Foto’s: Jeroen Daniël Leonhard
Warner van Wely was in 1975 één van de oprichters van de Dogtroep, als reactie op het, in zijn ogen saaie en weinig vernieuwende theater. Het betekende een vernieuwing in de theaters die vaak op aparte locaties werden gehouden, waarbij nauwelijks gebruik werd gemaakt van tekst, maar veelal met beeld, geluid, mime en attributen van elke specifieke locatie werd gewerkt. In 1989 trok van Wely zich terug uit de Dogtroep om zich weer meer op kleinschaligere projecten te kunnen gaan richten. Daartoe richtte hij het straattheatergezelschap Warner & Consorten op.
Het gezelschap bestaat uit spelers/bouwers/beeldhouwers/dansers. Het team van Warner & Consorten bedenkt en bouwt haar eigen sculpturen die tijdens de voorstellingen worden gebruikt en breit daar dan een verhaal omheen. Veel van de performances ontstaan al improviserend waardoor het team jaarlijks aan de hand van de aanwezige materialen en de gegeven locatie een verhaallijn opzet. Een aantal voorstellingen staan echter min of meer al vast en deze keren jaarlijks terug op verschillende festivals in het land. Het kan dus zomaar gebeuren dat u deze zomer Guerilla of Clockwork nog te zien krijgt.
Op zondag 27 mei traden Warner & Consorten op in het Amsterdamse Westerpark met eerstgenoemde voorstelling. Het werd vanaf het begin meteen duidelijk dat Warner & Consorten het best gedijt op dit soort buitenlocaties; aan het begin van het seizoen speelt men een aantal keren in de theaters en daar blijkt dan ook dat de beperkte ruimte van gebouwen niet echt aan hen besteed is. Het is ook logisch; Warner & Consorten maakt graag grootse sculpturen die het liefst hoog de lucht in gaan en waar komen deze beter tot hun recht dan in de openbare ruimte? Bij Guerilla bijvoorbeeld, werkt men met lantaarnpalen die omgezet zijn tot stellages waarin geklommen en waaruit gezweefd wordt.
De opkomst vindt echter gelijkvloers plaats; de leden hebben zich verdeeld in twee groepen van drie die telkens op verschillende plekken de aandacht vragen met hun tromgeroffel op gigantische bloempotten met een stuk veel eromheen. Deze variatie in setting leidt ertoe dat het publiek zich voortdurend moet verplaatsen en dat het moeilijk is het geheel te overzien. Maar daarin schuilt nu juist ook de kracht; de veelheid aan indrukken zet de kijker steeds op het verkeerde been voor waar het naartoe gaat.

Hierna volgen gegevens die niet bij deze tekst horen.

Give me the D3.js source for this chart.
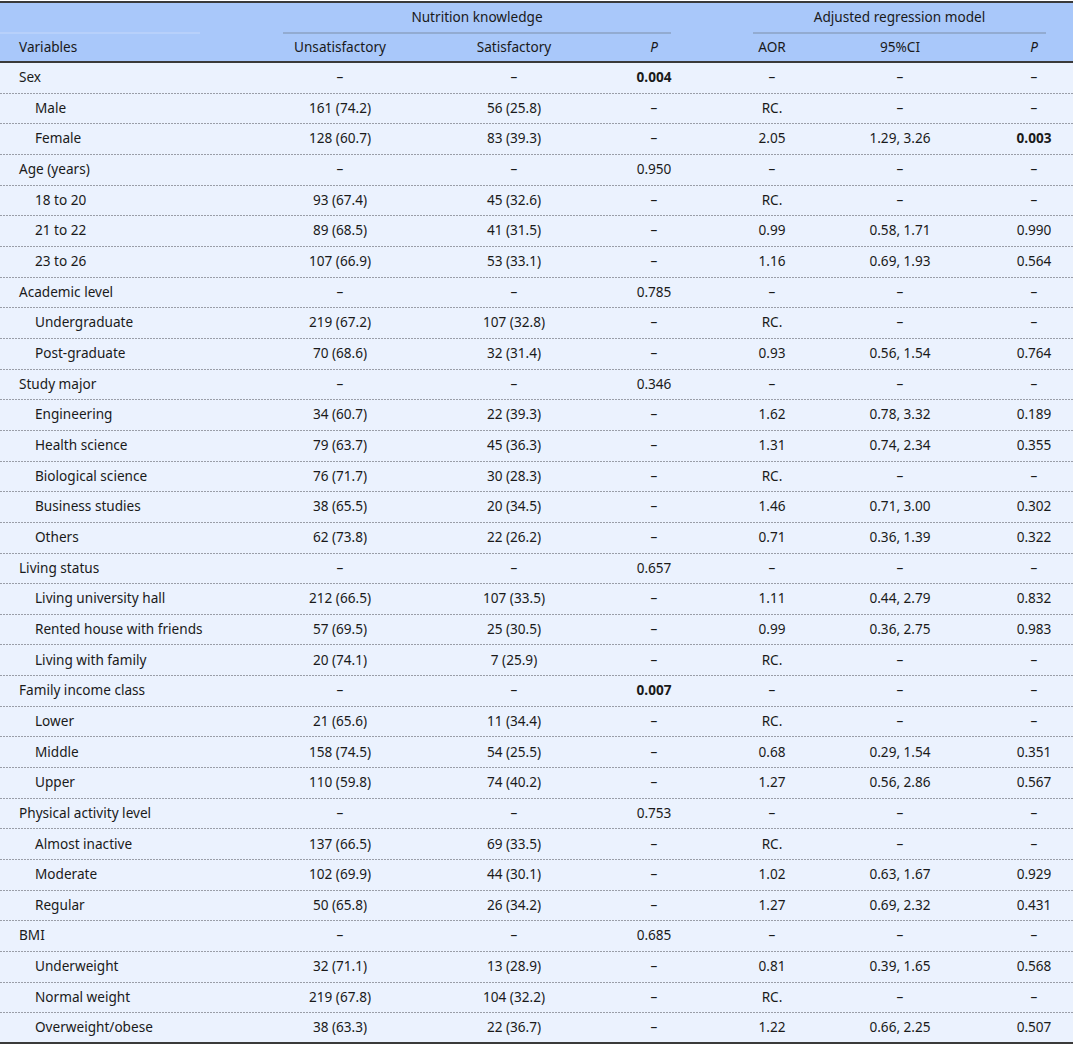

Een belangrijk element bij Warner & Consorten is de muziek. In alles zit muziek moet men daarbij gedacht hebben en eerder werden de immer terugkerende trommels al genoemd, men maakt ook gebruik van gedeukte jerrycans, men schraapt met metalen buizen over de vloer in een goed bedacht ritme of men gebruikt fluitjes waarmee moeiteloos eenden worden geïmiteerd. Uiteraard wordt ook dankbaar gebruik gemaakt van de buizen in de stellage met de lantaarnpalen die als meervoudige triangel wordt gebruikt.
In de “grande finale” wordt er gebruik gemaakt van drie van zulke stellages, lopen twee heren als gladiatoren op cementemmers rond en wordt van twee dames elk been in gevulde postzakken gehesen waardoor ze twee schattige dametjes lijken te zijn, maar uiteindelijk ontaarden in twee furies die elkaar bekogelen met potten en pannen en tussendoor worden opgekalefaterd met water en poedersuiker als ware het een bokswedstrijd. Het is theater dat mikt op de gulle lach en daar vaart Warner en Consorten wel bij.